Intervention de Georges Fenech

Séance en hémicycle du 16 février 2017 à 9h30
Réforme de la prescription en matière pénale — Discussion générale

Photo issue du site de l'Assemblée nationale ou de WikipediaGeorges Fenech :

Permettez-moi de m’adresser à vous depuis ma place car je ne résiste pas à cette image symbolique de me retrouver aux côtés de mon collègue Alain Marsaud. Nous sommes, l’un et l’autre, d’anciens magistrats. Quand on l’a été, on le reste sans doute toujours.

Par les temps qui courent, je voudrais marquer, par cette image, le symbole d’une justice malmenée depuis très longtemps. L’institution est au coeur de notre pacte républicain, et il faudra bien, un jour ou l’autre, monsieur le garde des sceaux, éradiquer toute forme de soupçon qui pourrait peser sur l’exercice de la justice ou son indépendance. Je parle sous le contrôle d’André Vallini car nous sommes d’accord sur ce point. Je n’oublierai jamais la commission d’enquête Outreau à laquelle nous avons participé sous sa présidence et qui fut un grand moment de vérité et de justice.

Ensemble, nous avons manqué une occasion, celle de réformer le Conseil supérieur de la magistrature. Nous étions en parfait accord avec vous mais nous avons échoué pour des raisons de calendrier politique. Or, nous devrons bien, un jour, réussir à garantir totalement l’indépendance de la justice. Du chemin reste à faire, notamment en ce qui concerne le statut du parquet et le mode de nomination des procureurs. Nous le voyons bien aujourd’hui, des soupçons viennent entacher des faits qui devraient rester en dehors de tout débat politique. Nous y arriverons, j’en suis convaincu. Nous avons déjà beaucoup cheminé, en interdisant les instructions individuelles, en renforçant les pouvoirs du juge, notamment ceux du juge des libertés et de la détention. Mais il reste du travail.

Je voulais vous dire aussi tout le plaisir que nous avons eu à travailler sous votre présidence en commission des lois, monsieur le ministre. Vous avez toujours été à l’écoute, jamais méprisant, toujours ouvert à l’opposition, ce qui nous a permis de réaliser un travail fructueux dont la preuve nous est aujourd’hui fournie par ce texte très consensuel, qui nous réunit tous et qui fait planer dans cet hémicycle un certain parfum de sérénité.
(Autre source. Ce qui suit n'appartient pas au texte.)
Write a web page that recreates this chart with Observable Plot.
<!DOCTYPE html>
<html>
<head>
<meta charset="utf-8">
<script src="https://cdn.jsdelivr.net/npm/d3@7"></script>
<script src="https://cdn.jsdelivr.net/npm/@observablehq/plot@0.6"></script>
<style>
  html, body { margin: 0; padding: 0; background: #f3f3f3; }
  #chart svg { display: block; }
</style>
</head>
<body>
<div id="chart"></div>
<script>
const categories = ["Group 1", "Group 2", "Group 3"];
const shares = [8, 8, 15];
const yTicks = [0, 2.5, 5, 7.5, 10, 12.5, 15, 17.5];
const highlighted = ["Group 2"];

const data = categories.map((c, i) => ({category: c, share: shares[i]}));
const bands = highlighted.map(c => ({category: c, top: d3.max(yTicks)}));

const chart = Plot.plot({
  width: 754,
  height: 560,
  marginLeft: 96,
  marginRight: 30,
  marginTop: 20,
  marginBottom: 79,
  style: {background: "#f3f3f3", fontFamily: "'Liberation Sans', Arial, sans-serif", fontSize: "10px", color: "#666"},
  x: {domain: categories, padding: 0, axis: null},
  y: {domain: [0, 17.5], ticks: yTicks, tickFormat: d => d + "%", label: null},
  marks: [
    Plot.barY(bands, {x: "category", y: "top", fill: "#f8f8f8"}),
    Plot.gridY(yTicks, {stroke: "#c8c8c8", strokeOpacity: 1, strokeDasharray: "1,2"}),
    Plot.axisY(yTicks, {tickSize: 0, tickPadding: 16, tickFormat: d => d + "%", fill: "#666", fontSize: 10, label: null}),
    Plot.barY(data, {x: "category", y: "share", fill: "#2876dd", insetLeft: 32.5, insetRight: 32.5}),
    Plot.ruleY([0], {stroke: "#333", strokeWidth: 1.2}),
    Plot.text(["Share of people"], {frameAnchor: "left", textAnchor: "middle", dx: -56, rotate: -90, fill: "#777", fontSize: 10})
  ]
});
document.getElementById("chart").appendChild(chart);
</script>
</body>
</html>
Cependant – car j’ai bien entendu votre propos –, cela n’enlève rien à notre inquiétude quant aux incertitudes de l’avenir.

Je remercie à nouveau chaleureusement Alain Tourret de m’avoir fait confiance en m’associant à cette grande loi relative à la prescription. Le sujet fait débat encore aujourd’hui, parce que l’actualité nous rattrape. Mais nous aurons l’occasion d’expliquer, lors de la conférence de presse qui se tiendra tout à l’heure, que ce texte n’était aucunement teinté de quelque arrière-pensée que ce soit s’agissant de prétendues « amnisties déguisées » ou autres. Nous sommes parfaitement sereins au sujet de ce dispositif et de cette nouvelle justice. Celle-ci fonctionnera désormais avec son temps. Il fallait, je l’ai dit à plusieurs reprises, moderniser et rendre cohérentes les différentes réformes législatives et jurisprudentielles qui avaient rendu notre système de prescription incohérent et « chaotique », pour reprendre le mot du procureur général près la Cour de cassation.

Nous éprouvons beaucoup de satisfaction, et même, disons-le, une certaine fierté, que ce soit sur l’initiative du Parlement que cette loi ait pu arriver jusqu’à son terme – grâce à votre soutien, monsieur le ministre, et à celui de votre prédécesseur.

Je souhaitais m’arrêter sur cette image symbolique d’une culture qui est la nôtre, une culture de l’équilibre, de l’objectivité, ce qui n’exclut nullement un authentique et sain débat démocratique où se manifestent des divergences d’appréciation sur les politiques pénales ou sur d’autres sujets. Quand l’essentiel est en jeu – je veux parler de l’indépendance de la justice, ou encore de principes fondamentaux tels que ce texte sur la prescription les établit –, nous nous retrouvons.